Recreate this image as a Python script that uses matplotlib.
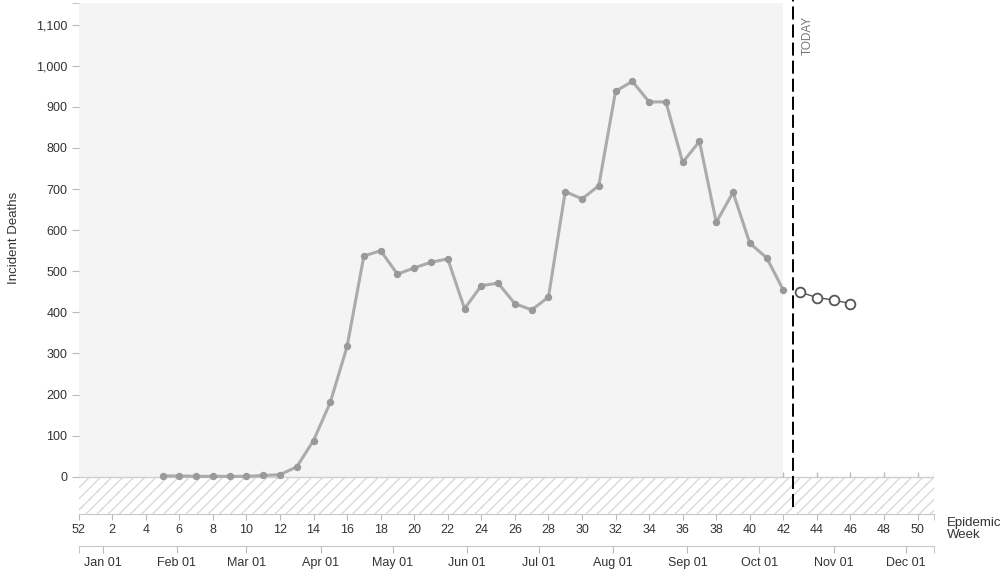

....................

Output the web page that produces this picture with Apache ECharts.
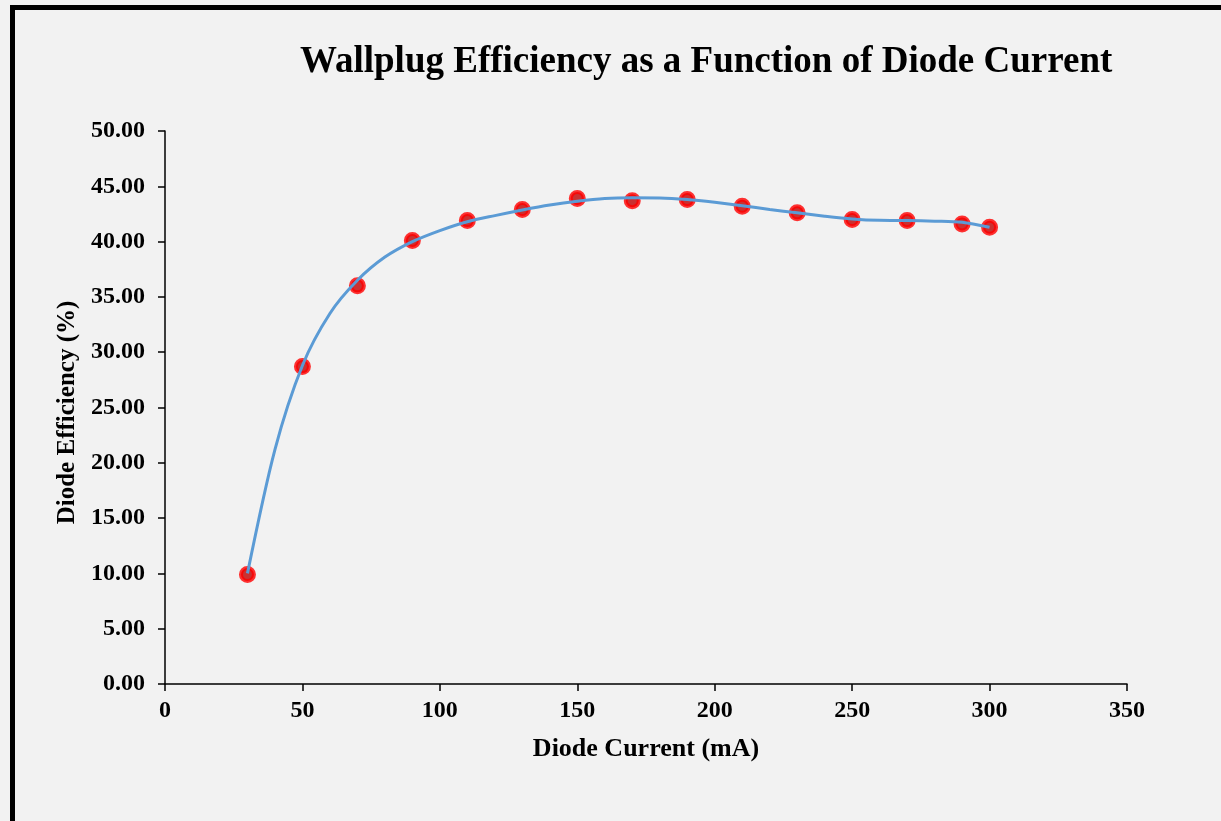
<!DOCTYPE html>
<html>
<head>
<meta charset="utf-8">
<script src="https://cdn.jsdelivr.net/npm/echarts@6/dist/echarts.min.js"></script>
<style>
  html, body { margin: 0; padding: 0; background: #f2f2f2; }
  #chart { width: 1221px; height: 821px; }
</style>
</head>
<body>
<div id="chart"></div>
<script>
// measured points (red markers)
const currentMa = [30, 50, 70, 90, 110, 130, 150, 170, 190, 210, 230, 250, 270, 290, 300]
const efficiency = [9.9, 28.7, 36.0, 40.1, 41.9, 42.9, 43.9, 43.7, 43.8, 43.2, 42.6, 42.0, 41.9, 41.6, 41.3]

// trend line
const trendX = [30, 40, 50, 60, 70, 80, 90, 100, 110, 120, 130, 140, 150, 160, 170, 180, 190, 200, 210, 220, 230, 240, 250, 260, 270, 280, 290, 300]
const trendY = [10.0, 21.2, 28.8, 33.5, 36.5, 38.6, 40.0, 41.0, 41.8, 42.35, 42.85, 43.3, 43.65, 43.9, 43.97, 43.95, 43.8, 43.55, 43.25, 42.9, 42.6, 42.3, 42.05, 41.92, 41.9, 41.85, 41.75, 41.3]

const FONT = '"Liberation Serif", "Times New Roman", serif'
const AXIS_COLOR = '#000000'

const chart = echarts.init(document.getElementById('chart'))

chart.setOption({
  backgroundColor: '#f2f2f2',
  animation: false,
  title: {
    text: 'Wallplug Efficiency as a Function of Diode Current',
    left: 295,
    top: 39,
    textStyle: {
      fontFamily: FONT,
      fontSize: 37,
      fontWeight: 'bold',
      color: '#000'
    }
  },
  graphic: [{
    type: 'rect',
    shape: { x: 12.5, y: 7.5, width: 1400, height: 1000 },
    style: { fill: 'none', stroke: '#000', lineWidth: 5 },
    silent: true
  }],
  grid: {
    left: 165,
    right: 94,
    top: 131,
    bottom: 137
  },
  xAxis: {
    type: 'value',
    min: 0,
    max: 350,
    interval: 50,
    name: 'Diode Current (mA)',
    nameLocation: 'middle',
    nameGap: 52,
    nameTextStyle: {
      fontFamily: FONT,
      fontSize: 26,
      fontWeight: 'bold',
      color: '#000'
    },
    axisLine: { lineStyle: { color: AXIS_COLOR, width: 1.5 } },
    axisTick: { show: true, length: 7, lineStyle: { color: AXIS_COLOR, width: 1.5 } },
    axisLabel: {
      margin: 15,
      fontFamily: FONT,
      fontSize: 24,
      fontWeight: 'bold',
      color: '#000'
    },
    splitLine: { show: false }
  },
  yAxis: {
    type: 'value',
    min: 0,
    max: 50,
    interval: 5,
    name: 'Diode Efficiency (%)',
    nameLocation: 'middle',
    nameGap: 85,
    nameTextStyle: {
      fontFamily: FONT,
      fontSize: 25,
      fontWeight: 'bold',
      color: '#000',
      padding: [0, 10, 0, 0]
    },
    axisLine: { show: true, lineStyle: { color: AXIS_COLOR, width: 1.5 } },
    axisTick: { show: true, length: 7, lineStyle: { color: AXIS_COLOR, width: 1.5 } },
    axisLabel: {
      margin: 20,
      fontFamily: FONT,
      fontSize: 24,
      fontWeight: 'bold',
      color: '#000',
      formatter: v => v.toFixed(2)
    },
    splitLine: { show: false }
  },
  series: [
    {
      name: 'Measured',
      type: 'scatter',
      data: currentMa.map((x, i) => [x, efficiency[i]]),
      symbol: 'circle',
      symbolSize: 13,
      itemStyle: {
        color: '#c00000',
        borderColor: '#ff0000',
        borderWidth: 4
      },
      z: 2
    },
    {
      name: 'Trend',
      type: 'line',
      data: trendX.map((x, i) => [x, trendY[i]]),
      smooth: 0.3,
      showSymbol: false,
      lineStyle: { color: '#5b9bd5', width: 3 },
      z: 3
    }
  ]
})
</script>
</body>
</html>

....................

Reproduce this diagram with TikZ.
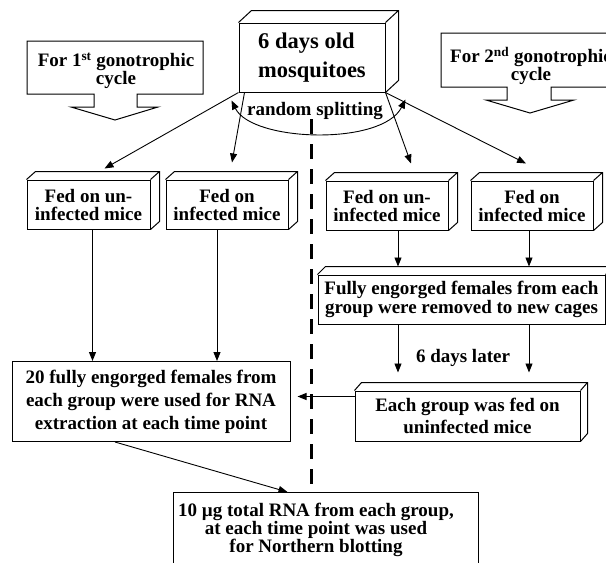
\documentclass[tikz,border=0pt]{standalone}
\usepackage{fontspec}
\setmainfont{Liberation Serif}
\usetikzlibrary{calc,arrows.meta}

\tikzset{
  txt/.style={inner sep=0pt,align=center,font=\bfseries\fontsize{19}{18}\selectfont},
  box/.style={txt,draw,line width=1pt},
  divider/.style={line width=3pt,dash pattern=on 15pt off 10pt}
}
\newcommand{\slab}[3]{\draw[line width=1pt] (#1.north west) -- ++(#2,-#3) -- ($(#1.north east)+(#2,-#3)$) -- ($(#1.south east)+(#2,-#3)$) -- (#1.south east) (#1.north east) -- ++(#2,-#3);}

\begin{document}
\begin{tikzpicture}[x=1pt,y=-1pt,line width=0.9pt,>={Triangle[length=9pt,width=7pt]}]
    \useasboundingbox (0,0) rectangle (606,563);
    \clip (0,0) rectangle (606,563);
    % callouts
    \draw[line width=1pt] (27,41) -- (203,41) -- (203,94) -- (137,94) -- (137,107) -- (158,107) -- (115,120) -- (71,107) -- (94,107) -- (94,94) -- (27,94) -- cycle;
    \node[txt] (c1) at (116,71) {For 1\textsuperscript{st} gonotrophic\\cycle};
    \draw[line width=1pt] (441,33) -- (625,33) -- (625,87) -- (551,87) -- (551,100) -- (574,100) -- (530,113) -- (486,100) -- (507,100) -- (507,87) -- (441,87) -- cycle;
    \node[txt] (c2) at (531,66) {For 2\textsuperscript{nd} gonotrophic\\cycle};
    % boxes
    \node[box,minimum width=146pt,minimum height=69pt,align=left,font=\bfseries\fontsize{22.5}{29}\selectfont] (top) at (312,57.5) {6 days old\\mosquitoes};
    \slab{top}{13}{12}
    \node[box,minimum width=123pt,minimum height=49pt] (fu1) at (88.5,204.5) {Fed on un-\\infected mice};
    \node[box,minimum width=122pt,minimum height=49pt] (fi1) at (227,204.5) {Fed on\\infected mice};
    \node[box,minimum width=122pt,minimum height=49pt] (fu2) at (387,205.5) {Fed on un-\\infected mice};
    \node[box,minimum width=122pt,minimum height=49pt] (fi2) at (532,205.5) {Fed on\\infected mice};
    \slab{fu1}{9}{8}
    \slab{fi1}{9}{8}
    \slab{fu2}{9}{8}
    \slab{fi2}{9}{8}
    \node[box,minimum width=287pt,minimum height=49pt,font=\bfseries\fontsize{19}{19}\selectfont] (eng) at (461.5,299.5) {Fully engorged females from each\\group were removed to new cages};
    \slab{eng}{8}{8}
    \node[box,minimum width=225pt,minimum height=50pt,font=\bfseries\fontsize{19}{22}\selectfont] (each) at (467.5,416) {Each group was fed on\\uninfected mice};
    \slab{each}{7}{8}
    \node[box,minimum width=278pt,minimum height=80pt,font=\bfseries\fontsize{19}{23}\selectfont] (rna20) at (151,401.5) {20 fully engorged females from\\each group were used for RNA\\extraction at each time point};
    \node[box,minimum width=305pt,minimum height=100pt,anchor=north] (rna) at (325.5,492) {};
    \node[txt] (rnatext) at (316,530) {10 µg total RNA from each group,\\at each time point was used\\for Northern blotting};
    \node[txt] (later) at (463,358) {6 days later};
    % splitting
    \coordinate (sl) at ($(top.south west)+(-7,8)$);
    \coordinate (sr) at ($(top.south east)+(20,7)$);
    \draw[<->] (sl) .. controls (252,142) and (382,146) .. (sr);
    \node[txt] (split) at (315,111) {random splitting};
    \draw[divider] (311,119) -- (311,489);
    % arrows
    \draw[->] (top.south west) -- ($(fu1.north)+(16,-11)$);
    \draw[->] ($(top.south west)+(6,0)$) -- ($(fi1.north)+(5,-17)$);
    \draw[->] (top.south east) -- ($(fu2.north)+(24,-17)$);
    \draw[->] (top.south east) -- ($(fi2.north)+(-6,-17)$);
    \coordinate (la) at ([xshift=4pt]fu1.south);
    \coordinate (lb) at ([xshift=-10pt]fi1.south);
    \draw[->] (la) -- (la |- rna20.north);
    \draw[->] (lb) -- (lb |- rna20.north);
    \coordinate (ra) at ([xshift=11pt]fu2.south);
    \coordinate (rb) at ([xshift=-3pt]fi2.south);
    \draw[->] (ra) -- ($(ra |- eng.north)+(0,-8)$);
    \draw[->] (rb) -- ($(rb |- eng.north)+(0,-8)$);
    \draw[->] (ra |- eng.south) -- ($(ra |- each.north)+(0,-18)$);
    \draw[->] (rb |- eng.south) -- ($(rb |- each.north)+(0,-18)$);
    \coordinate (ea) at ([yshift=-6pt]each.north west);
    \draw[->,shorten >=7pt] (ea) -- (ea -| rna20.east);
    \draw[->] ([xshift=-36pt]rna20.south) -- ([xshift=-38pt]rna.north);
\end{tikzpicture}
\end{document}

....................

#### Brief
Above are some entries; copy exactly the lines from the line with "Reproduce this diagram with TikZ." through the line with "width=1pt] (#1.north west)", both included, but none of the pictures.

#### Solved problem
Reproduce this diagram with TikZ.
\documentclass[tikz,border=0pt]{standalone}
\usepackage{fontspec}
\setmainfont{Liberation Serif}
\usetikzlibrary{calc,arrows.meta}

\tikzset{
  txt/.style={inner sep=0pt,align=center,font=\bfseries\fontsize{19}{18}\selectfont},
  box/.style={txt,draw,line width=1pt},
  divider/.style={line width=3pt,dash pattern=on 15pt off 10pt}
}
\newcommand{\slab}[3]{\draw[line width=1pt] (#1.north west) -- ++(#2,-#3) -- ($(#1.north east)+(#2,-#3)$) -- ($(#1.south east)+(#2,-#3)$) -- (#1.south east) (#1.north east) -- ++(#2,-#3);}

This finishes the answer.